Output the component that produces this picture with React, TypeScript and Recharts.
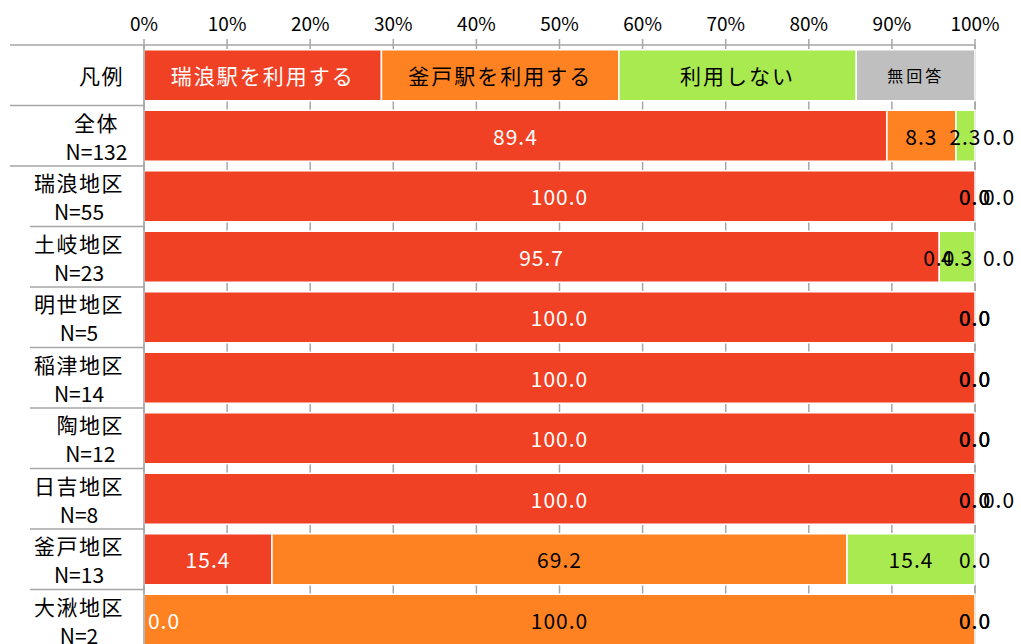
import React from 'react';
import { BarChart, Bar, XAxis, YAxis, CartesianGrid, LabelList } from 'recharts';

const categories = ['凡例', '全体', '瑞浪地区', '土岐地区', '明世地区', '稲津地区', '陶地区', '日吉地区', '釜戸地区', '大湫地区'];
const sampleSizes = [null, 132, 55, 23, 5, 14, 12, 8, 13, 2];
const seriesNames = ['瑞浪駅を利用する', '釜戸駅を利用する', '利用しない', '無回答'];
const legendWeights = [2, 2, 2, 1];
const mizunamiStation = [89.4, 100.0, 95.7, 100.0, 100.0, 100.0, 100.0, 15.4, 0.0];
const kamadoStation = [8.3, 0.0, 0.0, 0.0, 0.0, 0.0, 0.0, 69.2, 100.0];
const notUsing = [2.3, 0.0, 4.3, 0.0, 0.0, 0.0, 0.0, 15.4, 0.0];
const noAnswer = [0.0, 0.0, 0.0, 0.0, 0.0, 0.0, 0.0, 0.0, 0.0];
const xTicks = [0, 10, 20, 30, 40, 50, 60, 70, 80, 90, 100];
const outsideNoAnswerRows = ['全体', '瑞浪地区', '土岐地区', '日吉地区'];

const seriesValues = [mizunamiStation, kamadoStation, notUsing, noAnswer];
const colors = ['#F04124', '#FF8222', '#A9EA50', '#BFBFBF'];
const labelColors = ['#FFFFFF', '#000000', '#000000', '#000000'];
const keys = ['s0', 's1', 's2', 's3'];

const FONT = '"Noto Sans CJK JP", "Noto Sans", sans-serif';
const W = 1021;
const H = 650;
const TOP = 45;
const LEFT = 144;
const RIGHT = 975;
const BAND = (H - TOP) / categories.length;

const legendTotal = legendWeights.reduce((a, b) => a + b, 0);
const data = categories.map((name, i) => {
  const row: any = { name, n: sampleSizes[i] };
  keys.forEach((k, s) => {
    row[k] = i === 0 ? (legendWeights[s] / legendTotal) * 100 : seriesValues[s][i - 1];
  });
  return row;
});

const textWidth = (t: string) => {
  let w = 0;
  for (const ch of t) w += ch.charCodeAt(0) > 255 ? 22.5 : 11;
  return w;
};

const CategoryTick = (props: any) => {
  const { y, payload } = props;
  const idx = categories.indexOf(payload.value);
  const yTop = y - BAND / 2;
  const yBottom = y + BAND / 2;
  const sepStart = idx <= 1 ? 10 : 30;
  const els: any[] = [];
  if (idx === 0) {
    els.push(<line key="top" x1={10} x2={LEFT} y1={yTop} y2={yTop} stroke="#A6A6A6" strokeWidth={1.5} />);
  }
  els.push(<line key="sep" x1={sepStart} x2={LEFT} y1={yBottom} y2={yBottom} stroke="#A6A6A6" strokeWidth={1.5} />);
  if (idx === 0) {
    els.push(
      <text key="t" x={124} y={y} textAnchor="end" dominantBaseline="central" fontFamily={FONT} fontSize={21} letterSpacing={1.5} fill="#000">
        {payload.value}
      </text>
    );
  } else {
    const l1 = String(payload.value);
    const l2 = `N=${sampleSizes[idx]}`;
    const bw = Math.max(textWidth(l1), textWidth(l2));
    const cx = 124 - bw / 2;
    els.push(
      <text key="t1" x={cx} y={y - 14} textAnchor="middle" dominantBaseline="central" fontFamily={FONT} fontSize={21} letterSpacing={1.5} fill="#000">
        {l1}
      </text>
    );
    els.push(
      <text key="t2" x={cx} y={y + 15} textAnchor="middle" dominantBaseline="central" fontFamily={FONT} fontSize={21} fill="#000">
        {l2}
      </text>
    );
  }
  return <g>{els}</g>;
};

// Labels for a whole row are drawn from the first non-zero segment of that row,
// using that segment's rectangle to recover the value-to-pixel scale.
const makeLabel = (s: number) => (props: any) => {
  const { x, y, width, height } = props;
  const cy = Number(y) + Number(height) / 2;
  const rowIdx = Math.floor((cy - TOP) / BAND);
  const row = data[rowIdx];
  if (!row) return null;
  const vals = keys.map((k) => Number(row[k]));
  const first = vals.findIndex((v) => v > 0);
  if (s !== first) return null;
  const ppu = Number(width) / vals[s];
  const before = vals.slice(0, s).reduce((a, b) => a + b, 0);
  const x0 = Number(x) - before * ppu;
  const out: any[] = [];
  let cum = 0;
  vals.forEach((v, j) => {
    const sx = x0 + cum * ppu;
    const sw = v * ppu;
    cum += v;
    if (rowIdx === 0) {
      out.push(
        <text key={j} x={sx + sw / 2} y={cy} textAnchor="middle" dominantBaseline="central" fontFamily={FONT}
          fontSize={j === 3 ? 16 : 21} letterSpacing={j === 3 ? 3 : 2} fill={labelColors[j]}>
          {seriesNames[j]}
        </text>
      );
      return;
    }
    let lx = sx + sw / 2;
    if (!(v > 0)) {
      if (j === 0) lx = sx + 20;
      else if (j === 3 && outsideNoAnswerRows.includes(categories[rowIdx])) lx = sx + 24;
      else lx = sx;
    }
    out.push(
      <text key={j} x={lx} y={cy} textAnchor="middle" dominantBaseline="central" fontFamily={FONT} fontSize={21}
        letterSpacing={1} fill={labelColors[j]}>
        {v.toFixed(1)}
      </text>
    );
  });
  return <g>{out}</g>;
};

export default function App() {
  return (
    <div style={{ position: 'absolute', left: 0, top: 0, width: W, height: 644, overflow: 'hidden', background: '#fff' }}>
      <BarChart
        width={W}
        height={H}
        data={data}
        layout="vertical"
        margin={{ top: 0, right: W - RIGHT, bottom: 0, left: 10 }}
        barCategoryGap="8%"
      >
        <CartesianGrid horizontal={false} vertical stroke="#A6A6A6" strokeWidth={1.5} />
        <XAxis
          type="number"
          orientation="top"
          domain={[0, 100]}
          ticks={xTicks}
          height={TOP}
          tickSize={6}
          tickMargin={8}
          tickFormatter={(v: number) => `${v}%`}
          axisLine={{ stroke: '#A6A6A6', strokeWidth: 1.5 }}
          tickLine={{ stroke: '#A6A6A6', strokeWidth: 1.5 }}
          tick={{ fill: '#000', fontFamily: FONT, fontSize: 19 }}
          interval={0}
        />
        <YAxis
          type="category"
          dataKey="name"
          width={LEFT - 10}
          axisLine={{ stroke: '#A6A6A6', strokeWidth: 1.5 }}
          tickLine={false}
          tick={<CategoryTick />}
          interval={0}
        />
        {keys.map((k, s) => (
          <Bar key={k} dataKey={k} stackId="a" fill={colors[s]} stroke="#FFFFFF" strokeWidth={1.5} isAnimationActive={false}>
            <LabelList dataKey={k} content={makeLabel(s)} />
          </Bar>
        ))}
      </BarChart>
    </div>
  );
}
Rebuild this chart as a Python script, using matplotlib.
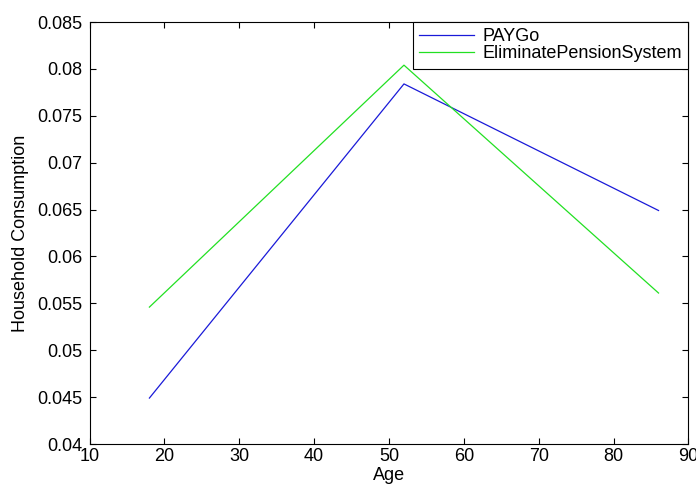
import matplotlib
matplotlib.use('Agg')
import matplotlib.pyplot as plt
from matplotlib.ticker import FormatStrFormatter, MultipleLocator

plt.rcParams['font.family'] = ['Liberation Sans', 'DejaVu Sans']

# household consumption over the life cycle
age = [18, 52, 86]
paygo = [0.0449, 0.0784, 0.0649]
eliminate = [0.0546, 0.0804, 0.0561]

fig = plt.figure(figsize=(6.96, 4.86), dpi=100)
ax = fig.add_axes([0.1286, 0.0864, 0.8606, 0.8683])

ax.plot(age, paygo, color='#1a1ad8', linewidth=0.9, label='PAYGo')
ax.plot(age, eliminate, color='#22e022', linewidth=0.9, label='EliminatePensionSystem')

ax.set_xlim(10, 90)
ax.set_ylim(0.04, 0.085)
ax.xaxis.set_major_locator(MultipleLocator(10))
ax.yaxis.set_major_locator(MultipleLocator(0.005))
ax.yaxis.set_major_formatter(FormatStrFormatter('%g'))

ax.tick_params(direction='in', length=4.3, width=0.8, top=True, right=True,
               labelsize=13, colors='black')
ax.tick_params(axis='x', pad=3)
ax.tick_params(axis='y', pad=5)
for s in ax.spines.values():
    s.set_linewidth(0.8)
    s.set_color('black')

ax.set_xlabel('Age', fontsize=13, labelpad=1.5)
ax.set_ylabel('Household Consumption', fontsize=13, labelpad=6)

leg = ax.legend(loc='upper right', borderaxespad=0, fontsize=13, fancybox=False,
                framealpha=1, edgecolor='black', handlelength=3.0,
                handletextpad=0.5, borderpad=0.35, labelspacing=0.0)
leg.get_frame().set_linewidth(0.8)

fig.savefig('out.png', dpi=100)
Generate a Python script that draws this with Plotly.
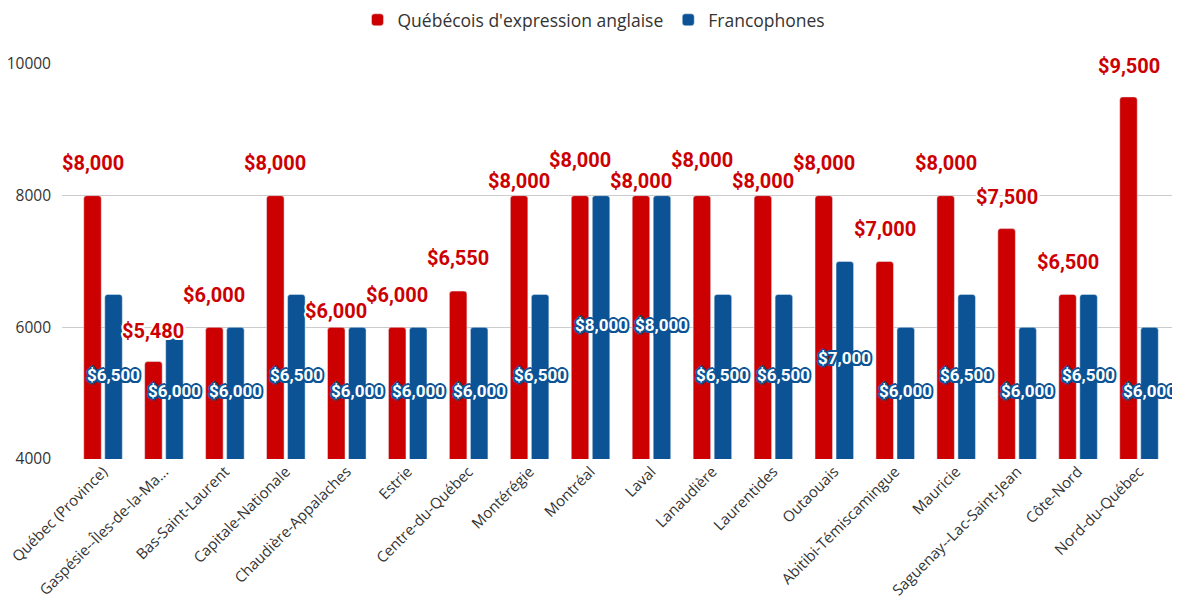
==*==
TASK DESCRIPTION:
Write out again exactly the lines from the start of the data above through the line containing "YAxis, CartesianGrid, LabelList", inclusive, excluding any pictures.

OUTPUT BELOW:
Output the component that produces this picture with React, TypeScript and Recharts.
import React from 'react';
import { BarChart, Bar, XAxis, YAxis, CartesianGrid, LabelList } from 'recharts';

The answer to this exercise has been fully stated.